The safe sex message is one that bears repeating. We should be constantly looking for new ways to get the message across so that it doesn't just go in one ear and out the other. This morning I read an interview with Pekka Pushka in New Scientist. This is the man responsible for reducing deaths from coronary heart disease by 80% in the North Karelia region of Finland. It involved the population of that region making massive lifestyle changes and Pekka kept pushing the issue. He kept up the momentum and he didn’t let it go. Eventually people did begin to make changes to the way they lived and the death rate dropped dramatically. You can adopt a similar approach when it comes to promoting safe sex. It always has to be on the agenda.

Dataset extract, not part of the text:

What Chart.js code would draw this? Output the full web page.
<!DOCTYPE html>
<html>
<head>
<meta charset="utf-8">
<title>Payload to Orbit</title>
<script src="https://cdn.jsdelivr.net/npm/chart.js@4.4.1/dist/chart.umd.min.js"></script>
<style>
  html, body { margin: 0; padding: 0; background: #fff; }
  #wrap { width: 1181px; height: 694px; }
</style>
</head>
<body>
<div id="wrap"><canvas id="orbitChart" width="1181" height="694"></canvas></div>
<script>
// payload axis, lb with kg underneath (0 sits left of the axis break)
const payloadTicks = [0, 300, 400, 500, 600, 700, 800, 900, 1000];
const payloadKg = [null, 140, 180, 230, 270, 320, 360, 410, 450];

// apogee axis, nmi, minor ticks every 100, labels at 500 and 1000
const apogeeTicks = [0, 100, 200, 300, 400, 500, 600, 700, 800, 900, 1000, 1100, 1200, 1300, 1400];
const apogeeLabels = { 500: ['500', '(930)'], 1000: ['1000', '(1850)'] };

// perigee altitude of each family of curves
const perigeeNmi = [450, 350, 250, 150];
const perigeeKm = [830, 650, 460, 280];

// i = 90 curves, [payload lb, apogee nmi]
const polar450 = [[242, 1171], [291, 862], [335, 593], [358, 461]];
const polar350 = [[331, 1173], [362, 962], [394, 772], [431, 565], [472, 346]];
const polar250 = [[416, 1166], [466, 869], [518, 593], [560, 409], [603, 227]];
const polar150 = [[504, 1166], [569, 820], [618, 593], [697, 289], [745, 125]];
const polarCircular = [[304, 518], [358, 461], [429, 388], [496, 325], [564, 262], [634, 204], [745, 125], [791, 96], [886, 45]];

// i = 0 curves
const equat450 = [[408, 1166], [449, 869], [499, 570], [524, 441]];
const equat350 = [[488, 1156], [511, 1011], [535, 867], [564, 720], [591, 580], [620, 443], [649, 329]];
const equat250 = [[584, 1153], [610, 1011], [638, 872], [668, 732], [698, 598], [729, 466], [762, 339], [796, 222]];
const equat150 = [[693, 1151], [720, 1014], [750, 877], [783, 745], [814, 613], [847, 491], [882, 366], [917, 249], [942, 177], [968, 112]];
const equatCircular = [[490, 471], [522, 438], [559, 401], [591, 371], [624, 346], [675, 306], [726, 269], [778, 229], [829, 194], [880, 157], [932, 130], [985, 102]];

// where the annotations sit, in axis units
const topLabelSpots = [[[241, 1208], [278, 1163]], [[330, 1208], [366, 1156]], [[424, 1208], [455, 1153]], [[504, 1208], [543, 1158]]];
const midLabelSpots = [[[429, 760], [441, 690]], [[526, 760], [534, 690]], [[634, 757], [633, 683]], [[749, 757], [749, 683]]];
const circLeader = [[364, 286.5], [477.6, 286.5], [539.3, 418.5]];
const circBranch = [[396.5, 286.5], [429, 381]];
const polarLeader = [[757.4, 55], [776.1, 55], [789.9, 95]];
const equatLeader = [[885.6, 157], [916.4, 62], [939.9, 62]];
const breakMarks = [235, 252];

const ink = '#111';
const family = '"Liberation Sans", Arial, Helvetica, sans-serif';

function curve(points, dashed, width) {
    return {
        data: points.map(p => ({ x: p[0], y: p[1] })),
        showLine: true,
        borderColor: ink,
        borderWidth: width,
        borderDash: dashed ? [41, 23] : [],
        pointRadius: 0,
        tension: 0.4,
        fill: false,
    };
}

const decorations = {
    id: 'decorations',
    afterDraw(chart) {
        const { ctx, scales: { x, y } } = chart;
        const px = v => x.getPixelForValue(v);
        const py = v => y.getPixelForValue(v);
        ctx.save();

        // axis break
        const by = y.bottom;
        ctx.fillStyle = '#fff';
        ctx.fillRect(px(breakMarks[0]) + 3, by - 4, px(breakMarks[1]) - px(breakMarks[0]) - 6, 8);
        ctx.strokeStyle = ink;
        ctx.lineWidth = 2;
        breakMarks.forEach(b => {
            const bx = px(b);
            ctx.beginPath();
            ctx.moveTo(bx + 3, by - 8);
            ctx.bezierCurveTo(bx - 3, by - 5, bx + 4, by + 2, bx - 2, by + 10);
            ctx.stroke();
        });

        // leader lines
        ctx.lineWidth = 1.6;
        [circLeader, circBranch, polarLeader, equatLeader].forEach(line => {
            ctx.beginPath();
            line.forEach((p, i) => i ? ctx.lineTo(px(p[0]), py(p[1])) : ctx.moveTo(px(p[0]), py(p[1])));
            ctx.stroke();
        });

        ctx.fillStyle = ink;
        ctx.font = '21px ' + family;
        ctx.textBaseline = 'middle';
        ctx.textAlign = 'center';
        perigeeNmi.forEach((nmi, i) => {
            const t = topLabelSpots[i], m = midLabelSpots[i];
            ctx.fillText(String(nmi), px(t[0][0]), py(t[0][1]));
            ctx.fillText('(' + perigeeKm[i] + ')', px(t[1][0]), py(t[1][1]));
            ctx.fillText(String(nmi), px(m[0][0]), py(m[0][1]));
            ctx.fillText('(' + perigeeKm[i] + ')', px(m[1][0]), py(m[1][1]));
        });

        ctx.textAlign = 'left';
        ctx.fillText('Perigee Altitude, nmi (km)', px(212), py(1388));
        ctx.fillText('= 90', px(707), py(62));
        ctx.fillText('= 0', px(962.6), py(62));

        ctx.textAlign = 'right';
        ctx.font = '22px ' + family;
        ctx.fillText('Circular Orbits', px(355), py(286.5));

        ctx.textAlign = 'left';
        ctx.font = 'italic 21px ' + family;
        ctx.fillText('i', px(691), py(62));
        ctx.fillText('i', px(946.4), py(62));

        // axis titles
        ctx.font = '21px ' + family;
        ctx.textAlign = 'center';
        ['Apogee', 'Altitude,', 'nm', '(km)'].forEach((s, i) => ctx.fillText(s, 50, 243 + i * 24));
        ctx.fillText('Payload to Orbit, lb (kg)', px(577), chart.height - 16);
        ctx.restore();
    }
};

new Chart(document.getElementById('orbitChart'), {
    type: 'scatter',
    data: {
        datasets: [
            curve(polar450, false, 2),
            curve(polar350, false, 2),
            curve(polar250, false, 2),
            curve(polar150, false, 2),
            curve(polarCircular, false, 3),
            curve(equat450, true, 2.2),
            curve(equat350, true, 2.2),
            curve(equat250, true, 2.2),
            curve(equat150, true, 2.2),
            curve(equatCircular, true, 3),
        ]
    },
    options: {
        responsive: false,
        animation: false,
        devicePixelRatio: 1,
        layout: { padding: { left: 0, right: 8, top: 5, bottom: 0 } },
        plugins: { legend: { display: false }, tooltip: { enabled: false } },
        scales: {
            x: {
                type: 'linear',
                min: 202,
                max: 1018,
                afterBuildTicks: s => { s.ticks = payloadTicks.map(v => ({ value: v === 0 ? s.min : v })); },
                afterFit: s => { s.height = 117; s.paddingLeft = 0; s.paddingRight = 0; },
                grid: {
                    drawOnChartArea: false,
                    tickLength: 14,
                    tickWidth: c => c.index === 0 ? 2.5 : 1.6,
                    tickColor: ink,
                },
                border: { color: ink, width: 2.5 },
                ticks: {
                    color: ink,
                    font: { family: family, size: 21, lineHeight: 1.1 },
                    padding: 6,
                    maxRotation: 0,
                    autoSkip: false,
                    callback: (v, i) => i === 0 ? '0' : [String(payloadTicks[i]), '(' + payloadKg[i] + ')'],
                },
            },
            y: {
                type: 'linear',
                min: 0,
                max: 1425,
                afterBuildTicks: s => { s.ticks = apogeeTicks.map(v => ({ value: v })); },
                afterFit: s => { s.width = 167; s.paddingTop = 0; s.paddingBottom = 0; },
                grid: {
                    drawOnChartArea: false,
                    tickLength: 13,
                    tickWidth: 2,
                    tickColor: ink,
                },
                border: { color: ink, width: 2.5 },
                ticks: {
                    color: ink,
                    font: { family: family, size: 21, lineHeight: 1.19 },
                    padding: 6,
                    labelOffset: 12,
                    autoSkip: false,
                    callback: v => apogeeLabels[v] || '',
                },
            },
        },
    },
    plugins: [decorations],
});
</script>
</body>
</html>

Obviously pushing safe sex isn’t going to be enough on its own to halt the spread of HIV. When it comes to sex, people often act in the heat of the moment - that’s why there are unexpected pregnancies and affairs and people getting blind drunk and waking up next to total strangers.

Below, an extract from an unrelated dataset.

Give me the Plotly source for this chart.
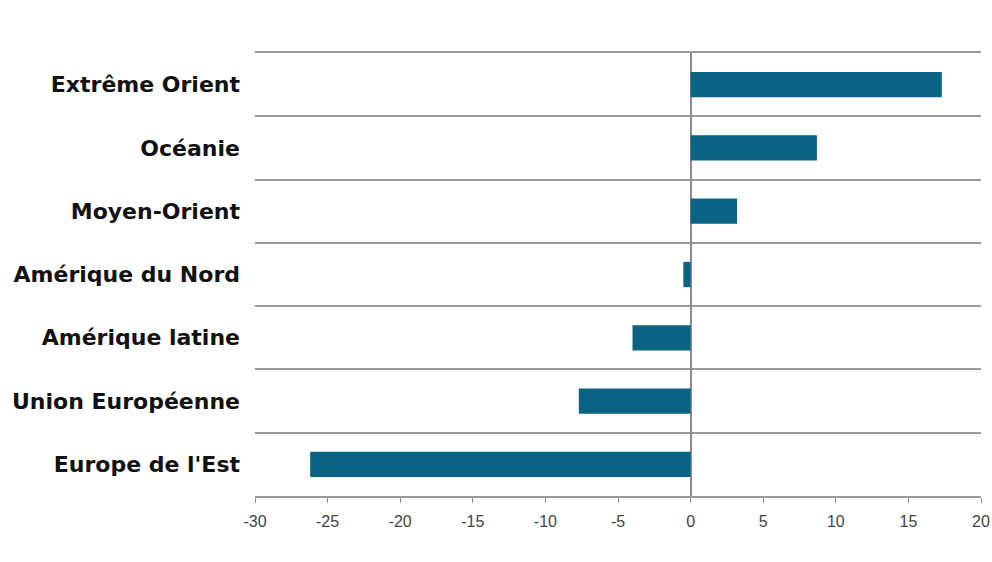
import plotly.graph_objects as go

regions = ["Extrême Orient", "Océanie", "Moyen-Orient", "Amérique du Nord",
           "Amérique latine", "Union Européenne", "Europe de l'Est"]
values = [17.3, 8.7, 3.2, -0.5, -4.0, -7.7, -26.2]
x_ticks = [-30, -25, -20, -15, -10, -5, 0, 5, 10, 15, 20]
x_tick_labels = [str(v) for v in x_ticks]

fig = go.Figure(go.Bar(
    x=values, y=regions, orientation="h",
    marker=dict(color="#0b6282", line=dict(width=0)),
    width=0.4,
))

fig.update_layout(
    width=992, height=562,
    margin=dict(l=255, r=11, t=53, b=66),
    paper_bgcolor="white", plot_bgcolor="white",
    showlegend=False,
    bargap=0.6,
)

fig.update_xaxes(
    range=[-30, 20], tickvals=x_ticks, ticktext=x_tick_labels,
    showgrid=False, automargin=False,
    zeroline=True, zerolinecolor="#8c8c8c", zerolinewidth=1.5,
    showline=True, linecolor="#999999", linewidth=1.5, mirror=True,
    ticks="outside", ticklen=5, tickcolor="#8c8c8c", tickwidth=1,
    tickfont=dict(family="Liberation Sans, Arial", size=16, color="#444444"),
    ticklabelstandoff=5,
)

fig.update_yaxes(
    type="category", autorange="reversed", automargin=False,
    tickson="boundaries",
    showgrid=True, gridcolor="#9a9a9a", gridwidth=1.5,
    ticks="", showline=False, zeroline=False,
    tickfont=dict(family="DejaVu Sans", size=22, color="#111111", weight="bold"),
    ticklabelstandoff=14,
)

fig.write_html("out.html",
               config={"displayModeBar": False},
               post_script="document.body.style.margin='0';document.body.style.overflow='hidden';")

There are also forces working against it. If someone in the church questions the efficacy of contraception or makes unfounded claims that the HIV virus is capable of passing through microscopic pores in condoms then there are people in Africa, where religion is still practised very deeply, who will believe it. These kind of off-hand statements which seldom have any grounding in hard science serve to undermine safe sex programmes often in very vulnerable areas.

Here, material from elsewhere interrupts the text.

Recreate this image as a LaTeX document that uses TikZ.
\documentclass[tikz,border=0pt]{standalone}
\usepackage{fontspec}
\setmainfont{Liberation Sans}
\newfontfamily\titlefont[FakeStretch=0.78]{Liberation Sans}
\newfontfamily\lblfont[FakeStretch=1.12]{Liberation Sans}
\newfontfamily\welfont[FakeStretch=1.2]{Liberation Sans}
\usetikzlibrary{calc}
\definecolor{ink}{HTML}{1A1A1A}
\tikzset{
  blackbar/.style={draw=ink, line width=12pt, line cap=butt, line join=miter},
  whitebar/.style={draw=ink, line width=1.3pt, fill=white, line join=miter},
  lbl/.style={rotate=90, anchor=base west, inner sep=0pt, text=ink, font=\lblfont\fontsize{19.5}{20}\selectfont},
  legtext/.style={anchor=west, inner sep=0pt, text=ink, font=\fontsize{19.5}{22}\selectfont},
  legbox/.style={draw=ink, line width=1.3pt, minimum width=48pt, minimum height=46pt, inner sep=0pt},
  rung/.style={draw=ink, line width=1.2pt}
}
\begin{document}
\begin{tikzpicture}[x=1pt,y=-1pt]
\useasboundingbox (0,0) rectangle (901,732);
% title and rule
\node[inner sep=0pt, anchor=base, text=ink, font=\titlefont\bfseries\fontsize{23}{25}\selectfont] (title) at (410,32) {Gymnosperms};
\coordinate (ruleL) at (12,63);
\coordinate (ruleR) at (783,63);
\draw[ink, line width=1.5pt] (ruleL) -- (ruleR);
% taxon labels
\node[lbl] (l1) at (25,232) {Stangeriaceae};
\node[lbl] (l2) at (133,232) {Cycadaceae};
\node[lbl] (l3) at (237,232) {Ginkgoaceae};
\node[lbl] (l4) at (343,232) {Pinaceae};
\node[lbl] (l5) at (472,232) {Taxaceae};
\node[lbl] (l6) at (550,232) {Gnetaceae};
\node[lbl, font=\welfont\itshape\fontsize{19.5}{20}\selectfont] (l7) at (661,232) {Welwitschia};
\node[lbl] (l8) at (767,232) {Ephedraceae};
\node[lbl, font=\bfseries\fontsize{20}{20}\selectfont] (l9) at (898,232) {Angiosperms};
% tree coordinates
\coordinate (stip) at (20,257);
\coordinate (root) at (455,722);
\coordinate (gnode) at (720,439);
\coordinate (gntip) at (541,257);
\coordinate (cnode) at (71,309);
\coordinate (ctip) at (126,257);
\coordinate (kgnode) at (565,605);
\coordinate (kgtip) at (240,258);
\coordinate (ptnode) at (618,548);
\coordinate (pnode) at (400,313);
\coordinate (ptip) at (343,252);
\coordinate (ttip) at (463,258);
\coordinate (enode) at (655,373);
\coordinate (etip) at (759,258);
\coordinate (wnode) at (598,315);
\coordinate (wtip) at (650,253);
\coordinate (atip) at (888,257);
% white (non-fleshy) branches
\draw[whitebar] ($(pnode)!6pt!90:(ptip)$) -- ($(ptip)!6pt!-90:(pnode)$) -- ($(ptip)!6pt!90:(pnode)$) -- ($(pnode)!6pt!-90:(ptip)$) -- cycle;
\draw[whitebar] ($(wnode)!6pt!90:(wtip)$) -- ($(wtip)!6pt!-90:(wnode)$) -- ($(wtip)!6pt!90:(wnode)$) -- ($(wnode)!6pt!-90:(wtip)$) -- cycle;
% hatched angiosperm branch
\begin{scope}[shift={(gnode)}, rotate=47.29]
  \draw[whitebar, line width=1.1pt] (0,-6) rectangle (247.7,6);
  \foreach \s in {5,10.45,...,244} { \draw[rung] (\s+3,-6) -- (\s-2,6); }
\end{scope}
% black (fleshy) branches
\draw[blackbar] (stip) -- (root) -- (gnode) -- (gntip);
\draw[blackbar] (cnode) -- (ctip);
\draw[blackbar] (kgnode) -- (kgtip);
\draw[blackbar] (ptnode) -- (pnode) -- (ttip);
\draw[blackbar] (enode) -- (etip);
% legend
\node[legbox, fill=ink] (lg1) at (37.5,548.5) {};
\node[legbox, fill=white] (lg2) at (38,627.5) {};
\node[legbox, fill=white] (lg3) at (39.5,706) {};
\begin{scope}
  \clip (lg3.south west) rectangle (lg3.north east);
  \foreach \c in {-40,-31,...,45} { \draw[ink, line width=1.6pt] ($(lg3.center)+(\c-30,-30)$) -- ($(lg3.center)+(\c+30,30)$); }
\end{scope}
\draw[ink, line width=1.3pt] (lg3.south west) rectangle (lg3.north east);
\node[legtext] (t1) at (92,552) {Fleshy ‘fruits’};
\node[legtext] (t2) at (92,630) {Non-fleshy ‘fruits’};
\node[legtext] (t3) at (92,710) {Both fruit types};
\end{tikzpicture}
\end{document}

On the satirical show Brass Eye there was a spoof audience debate in which Chris Morris distinguished between those who had "Good AIDS" (haemophiliacs, blood transplant patients) and those who had "Bad AIDS" (homosexuals, drug users). It was a very insightful piece of comedy picking up on a strain of public opinion that there are some people living with AIDS or HIV who deserve no pity and should be treated like pariahs.
You can sit and moralise about AIDS all you want. While you are doing that HIV is mutating into more virulent and more resistant forms and chemists such as Eddy Arnold, who deal with practicalities, are looking for workable methods of fighting the disease. They need more money and more support and they should be regarded as heroes.
When it comes to tackling AIDS, there needs to a coordinated global effort similar to the way that we fought to eradicate Polio and Small Pox, or the way in which we are currently attempting to contain a potential bird flu pandemic.
Last edited by backwards7; 2005-02-13 3:40 PM.